Appearing: March 22nd at Metro in Chicago.

Basically, he’s a normal 32-year-old Libra with a college education who might spawn children someday. And he looks like a leaner, cuter Dave Grohl crossed with “Lost” star Matthew Fox 100 days out on the island.

But, Kingcaid possesses a not-so-secret identity apart from a ho-hum day job at a company that sells and manufactures industrial computer keyboards and monitors. It involves zigzagging around the country with four other day-job ditchers and a bevy of instruments to open for the likes of the semi-reunited Smashing Pumpkins or appear on revered PBS concert series “Austin City Limits.”

Hardly an average existence, even for an Austin transplant.

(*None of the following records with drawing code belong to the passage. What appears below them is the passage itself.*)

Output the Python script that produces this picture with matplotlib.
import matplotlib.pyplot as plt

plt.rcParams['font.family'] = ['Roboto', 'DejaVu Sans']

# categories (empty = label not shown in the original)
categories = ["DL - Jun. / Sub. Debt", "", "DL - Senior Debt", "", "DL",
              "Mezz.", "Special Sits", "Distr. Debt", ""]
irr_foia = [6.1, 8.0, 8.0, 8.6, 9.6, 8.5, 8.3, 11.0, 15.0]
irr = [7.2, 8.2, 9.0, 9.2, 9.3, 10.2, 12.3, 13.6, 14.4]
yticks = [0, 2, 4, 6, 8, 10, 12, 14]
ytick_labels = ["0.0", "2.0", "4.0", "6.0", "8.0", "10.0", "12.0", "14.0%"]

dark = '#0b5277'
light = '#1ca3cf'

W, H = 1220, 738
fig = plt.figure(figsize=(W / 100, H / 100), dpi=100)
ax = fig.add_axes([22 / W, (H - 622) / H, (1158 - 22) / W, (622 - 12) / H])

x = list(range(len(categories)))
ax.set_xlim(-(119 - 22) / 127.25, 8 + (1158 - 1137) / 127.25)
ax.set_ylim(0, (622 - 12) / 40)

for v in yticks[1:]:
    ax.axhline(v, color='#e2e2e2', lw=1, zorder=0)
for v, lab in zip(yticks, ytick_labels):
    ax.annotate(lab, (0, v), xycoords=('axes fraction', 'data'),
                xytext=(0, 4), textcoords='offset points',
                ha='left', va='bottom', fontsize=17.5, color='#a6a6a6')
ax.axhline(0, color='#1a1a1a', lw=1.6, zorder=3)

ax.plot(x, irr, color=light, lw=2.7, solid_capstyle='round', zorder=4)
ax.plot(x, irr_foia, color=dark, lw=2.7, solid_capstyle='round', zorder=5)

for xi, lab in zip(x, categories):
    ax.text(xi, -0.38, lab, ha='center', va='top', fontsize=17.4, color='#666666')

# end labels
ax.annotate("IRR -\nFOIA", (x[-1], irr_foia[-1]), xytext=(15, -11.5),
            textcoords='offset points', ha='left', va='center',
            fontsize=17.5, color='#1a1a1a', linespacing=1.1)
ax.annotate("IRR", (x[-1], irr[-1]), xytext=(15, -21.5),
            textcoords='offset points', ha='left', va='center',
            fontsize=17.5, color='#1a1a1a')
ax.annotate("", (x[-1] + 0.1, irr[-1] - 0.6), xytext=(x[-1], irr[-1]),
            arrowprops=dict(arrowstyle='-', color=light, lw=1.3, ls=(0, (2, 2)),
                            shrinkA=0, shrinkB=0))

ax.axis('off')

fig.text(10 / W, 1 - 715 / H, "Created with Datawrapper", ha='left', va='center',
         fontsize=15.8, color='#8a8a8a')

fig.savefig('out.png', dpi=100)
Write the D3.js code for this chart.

Calling in after a mind-numbing commute and a day trying to fulfill the band’s obligation to Uncle Sam before April 15th, Kingcaid sounds weary on the other end of the line. “We’ve been pretty lucky about having these day jobs, but it’s almost like burning the candle at both ends. And just sitting in traffic for an hour and a half of my life a day — it just kind of eats at my organs because I feel like I could be doing so many more productive things with my time,” he says. “It kind of tears at you a lot of times, but this is not a sob story. I’m totally one of the lucky ones with the situation I have.”

Despite Kingcaid declaring “I’ve had less than my fair share of lucky breaks” on the band’s irrepressible first single, “Sultan,” from their sophomore effort, What Doesn’t Kill Us (Barsuk), luck seems to be a common theme running through WMMF’s career trajectory.

The band came together in a blind-date sort of way when Kingcaid placed a few ads in the Austin Chronicle looking for the basics — drummer, guitarist, etc. Keyboardist Drew Patrizi answered first, followed by bassist John Farmer (friend and drummer Jeremy Brush joined later). “It is pretty remarkable. I mean none of us knew each other before,” Kingcaid admits.

In no time the quartet “clicked” and started writing songs immediately, at least eight or nine in the first three months. Careful not to count their chickens before they hatched, the band stayed underground for a year, recording demos in Kingcaid’s home studio and feeling each other out, before emerging onto a live stage. The band quickly generated healthy buzz around Austin, self-released an album in 2004, made history as the only unsigned act to appear on “Austin City Limits,” and played riveting sets at the South By Southwest music conference.

Barsuk Records signed the band and re-released (albeit with a slightly different track listing) their debut, Trying To Never Catch Up, in 2006. “We’ve had good things happen all along, but moments that have transpired over the last two or three years have been kind of pretty monumental and they’ve come pretty quick, so it’s been kind of a whirlwind,” Kingcaid explains.

Janine Schaults

To find out what kind of gerkins are in Kingcaid’s whirlwind, grab the March issue of Illinois Entertainer, available free throughout Chicagoland.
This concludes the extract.